Stored entries:

· · · · · · ·

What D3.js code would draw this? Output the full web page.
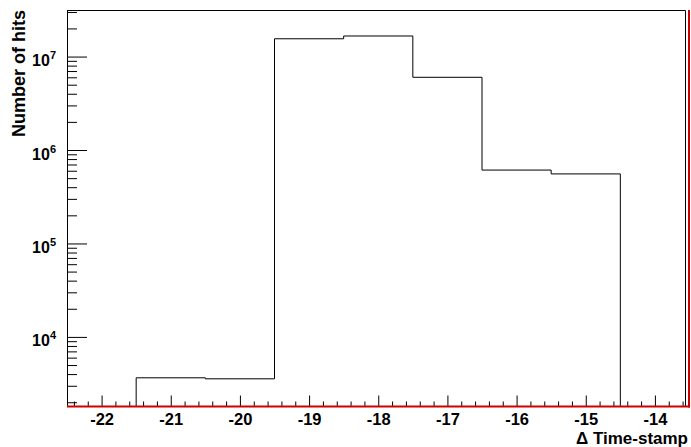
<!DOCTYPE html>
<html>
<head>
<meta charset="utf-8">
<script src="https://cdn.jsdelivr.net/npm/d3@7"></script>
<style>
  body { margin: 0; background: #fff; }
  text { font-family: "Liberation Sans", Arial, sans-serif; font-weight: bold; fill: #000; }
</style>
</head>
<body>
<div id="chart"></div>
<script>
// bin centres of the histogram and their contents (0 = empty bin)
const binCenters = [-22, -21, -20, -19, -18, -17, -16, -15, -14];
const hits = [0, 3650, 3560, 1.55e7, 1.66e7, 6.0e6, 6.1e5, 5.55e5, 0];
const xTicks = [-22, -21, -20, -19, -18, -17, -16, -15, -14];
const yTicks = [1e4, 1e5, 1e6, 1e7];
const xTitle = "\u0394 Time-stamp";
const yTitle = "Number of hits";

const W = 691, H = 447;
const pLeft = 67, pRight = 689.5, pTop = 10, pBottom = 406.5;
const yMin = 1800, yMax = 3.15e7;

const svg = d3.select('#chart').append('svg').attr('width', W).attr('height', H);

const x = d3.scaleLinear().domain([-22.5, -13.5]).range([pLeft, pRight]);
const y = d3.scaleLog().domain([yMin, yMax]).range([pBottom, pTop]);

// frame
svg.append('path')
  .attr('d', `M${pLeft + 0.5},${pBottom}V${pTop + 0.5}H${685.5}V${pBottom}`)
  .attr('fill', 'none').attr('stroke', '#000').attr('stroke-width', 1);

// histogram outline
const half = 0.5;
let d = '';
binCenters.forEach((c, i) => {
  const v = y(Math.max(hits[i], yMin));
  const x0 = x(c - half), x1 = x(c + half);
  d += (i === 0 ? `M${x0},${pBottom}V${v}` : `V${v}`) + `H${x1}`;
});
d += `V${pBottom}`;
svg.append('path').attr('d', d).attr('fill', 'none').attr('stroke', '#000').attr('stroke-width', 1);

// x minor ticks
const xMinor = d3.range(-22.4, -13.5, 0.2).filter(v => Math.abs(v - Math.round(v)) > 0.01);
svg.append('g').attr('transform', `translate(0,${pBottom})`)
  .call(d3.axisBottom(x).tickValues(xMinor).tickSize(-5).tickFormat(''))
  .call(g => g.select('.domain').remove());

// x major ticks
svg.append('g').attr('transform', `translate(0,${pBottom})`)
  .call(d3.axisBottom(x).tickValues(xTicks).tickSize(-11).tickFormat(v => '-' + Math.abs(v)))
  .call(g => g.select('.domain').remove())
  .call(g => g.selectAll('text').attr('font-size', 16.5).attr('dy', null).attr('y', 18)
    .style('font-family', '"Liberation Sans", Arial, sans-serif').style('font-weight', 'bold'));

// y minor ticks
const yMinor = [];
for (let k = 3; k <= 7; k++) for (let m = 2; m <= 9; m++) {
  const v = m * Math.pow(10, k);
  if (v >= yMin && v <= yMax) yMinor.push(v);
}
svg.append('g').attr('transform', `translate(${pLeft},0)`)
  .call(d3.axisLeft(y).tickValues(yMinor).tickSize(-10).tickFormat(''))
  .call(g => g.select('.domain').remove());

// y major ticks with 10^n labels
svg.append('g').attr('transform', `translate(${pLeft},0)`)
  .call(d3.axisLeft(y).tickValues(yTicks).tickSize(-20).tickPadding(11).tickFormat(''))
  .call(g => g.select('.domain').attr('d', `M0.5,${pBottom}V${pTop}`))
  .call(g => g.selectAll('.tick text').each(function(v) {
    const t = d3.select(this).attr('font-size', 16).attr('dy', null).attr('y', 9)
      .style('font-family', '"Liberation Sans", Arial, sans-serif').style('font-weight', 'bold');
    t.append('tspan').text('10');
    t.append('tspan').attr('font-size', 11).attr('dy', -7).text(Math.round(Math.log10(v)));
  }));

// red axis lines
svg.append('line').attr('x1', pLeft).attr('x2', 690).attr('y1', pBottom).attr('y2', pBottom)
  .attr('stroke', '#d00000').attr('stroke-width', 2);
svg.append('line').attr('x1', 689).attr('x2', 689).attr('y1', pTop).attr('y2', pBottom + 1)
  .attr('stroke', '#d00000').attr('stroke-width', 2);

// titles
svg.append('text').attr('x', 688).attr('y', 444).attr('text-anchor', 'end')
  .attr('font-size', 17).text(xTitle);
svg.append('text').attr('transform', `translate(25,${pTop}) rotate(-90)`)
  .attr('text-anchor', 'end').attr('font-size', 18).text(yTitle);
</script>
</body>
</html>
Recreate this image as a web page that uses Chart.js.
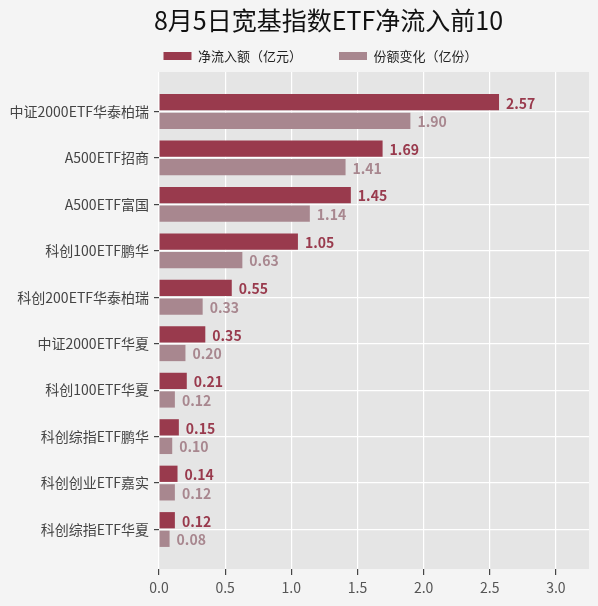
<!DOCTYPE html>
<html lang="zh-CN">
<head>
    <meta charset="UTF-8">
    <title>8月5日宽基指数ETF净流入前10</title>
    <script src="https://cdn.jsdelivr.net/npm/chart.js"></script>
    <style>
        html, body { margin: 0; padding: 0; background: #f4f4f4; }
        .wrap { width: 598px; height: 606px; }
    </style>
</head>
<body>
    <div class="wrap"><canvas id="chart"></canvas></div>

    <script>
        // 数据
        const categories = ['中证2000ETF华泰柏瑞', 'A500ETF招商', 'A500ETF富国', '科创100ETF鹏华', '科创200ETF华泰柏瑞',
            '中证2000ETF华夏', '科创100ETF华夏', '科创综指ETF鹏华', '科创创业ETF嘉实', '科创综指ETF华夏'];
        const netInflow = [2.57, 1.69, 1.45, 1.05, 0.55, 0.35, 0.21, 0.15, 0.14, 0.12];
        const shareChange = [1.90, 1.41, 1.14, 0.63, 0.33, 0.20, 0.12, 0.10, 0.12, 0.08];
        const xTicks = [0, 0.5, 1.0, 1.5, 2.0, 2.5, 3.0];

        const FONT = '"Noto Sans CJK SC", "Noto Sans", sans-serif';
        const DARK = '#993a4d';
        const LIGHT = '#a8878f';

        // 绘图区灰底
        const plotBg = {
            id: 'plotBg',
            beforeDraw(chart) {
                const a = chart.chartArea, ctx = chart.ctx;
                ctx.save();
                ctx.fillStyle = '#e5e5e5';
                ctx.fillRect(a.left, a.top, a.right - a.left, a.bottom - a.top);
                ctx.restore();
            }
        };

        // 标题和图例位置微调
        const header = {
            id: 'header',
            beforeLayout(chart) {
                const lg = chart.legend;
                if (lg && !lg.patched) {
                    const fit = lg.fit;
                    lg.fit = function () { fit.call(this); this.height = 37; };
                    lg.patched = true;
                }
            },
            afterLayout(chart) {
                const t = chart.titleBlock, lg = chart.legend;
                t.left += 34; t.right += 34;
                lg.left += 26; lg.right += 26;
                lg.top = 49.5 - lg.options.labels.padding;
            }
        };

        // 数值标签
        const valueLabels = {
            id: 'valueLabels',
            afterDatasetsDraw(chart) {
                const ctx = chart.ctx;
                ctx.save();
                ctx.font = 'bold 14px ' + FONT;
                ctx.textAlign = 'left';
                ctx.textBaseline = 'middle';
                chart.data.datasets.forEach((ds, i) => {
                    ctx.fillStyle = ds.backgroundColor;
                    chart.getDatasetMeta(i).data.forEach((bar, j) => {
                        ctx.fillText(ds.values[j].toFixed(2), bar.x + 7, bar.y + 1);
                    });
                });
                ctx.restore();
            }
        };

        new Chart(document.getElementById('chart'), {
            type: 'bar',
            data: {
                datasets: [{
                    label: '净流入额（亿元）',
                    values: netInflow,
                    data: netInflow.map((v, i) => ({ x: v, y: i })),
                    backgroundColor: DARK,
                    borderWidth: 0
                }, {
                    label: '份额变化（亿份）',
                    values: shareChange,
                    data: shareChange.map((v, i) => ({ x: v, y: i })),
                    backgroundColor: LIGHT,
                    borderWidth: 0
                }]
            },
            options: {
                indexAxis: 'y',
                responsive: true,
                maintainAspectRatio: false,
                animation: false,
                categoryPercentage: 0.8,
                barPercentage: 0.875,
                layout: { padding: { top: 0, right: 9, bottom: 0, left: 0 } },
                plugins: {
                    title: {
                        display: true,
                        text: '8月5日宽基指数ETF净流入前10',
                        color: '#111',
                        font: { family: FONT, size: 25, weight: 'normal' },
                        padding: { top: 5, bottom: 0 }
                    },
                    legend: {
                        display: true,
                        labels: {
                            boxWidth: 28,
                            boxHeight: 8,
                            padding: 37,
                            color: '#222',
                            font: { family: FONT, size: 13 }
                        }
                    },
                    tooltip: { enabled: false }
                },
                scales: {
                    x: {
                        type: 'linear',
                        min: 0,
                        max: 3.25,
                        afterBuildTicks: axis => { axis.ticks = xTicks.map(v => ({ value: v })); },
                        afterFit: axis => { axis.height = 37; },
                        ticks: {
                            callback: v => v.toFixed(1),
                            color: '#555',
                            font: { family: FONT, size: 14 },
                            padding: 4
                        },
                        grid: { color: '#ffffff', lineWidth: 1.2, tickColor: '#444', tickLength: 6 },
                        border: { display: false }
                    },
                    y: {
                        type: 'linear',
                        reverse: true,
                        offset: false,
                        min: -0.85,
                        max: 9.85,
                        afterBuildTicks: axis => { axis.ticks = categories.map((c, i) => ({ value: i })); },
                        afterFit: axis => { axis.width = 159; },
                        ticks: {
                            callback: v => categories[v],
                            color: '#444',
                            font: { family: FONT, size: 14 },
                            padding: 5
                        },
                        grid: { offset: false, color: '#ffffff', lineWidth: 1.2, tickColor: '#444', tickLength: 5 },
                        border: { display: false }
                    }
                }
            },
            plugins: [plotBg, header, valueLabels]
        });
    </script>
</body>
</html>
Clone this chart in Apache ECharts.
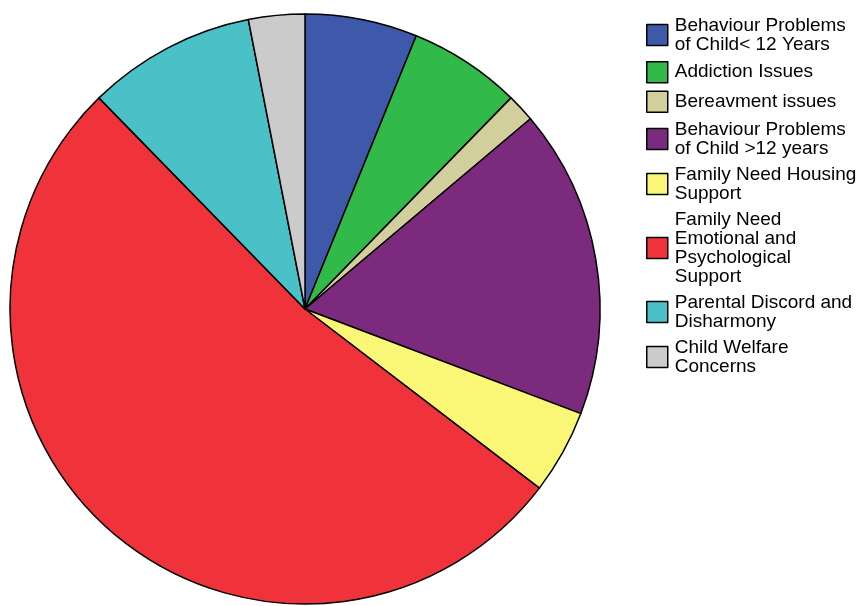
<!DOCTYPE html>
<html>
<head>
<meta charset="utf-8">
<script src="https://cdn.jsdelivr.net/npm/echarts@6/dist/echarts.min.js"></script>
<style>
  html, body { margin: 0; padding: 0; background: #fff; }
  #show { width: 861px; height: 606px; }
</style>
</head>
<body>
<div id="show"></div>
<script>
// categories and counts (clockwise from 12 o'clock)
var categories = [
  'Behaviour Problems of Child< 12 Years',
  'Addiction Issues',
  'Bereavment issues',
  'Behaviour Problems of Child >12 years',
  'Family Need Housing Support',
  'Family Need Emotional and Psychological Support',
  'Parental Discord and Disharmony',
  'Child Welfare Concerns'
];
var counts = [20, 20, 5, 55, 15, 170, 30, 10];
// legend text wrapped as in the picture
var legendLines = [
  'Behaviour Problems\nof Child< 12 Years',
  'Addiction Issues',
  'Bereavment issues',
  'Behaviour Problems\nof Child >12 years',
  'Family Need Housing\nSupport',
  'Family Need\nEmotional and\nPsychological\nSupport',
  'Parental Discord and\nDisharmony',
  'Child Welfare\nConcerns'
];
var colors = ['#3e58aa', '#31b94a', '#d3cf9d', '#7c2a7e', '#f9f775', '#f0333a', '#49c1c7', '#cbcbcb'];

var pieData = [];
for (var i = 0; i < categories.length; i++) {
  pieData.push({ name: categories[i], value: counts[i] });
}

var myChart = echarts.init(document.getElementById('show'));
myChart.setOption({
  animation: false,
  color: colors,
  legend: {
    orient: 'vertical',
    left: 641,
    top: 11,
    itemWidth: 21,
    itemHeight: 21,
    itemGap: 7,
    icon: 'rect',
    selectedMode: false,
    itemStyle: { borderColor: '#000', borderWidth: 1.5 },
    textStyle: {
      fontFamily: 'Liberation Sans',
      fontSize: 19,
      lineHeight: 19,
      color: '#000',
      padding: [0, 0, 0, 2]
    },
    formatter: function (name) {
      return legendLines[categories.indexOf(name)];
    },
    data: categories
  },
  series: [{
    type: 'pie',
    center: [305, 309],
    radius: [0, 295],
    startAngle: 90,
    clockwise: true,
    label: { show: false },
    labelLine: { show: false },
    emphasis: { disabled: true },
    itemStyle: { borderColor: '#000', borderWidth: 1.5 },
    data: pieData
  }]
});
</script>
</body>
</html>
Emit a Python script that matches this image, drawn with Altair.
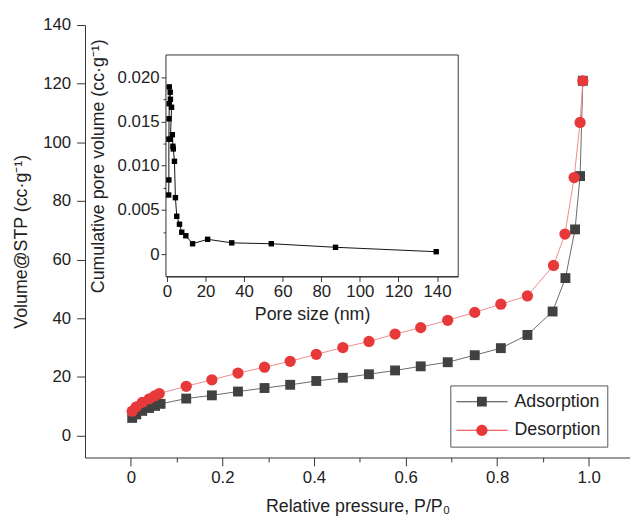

· · · · · · ·

The problem: Working from the entries above, reproduce exactly and only the lines beginning with the line that has "Recreate this image" and ending with the line that has "const xTicks = [0, 0.5, 1.0, 1.5, 2.0, 2.5, 3.0];"; omit all pictures.

Reply to the task:
Recreate this image as a web page that uses Chart.js.
<!DOCTYPE html>
<html lang="zh-CN">
<head>
    <meta charset="UTF-8">
    <title>8月5日宽基指数ETF净流入前10</title>
    <script src="https://cdn.jsdelivr.net/npm/chart.js"></script>
    <style>
        html, body { margin: 0; padding: 0; background: #f4f4f4; }
        .wrap { width: 598px; height: 606px; }
    </style>
</head>
<body>
    <div class="wrap"><canvas id="chart"></canvas></div>

    <script>
        // 数据
        const categories = ['中证2000ETF华泰柏瑞', 'A500ETF招商', 'A500ETF富国', '科创100ETF鹏华', '科创200ETF华泰柏瑞',
            '中证2000ETF华夏', '科创100ETF华夏', '科创综指ETF鹏华', '科创创业ETF嘉实', '科创综指ETF华夏'];
        const netInflow = [2.57, 1.69, 1.45, 1.05, 0.55, 0.35, 0.21, 0.15, 0.14, 0.12];
        const shareChange = [1.90, 1.41, 1.14, 0.63, 0.33, 0.20, 0.12, 0.10, 0.12, 0.08];
        const xTicks = [0, 0.5, 1.0, 1.5, 2.0, 2.5, 3.0];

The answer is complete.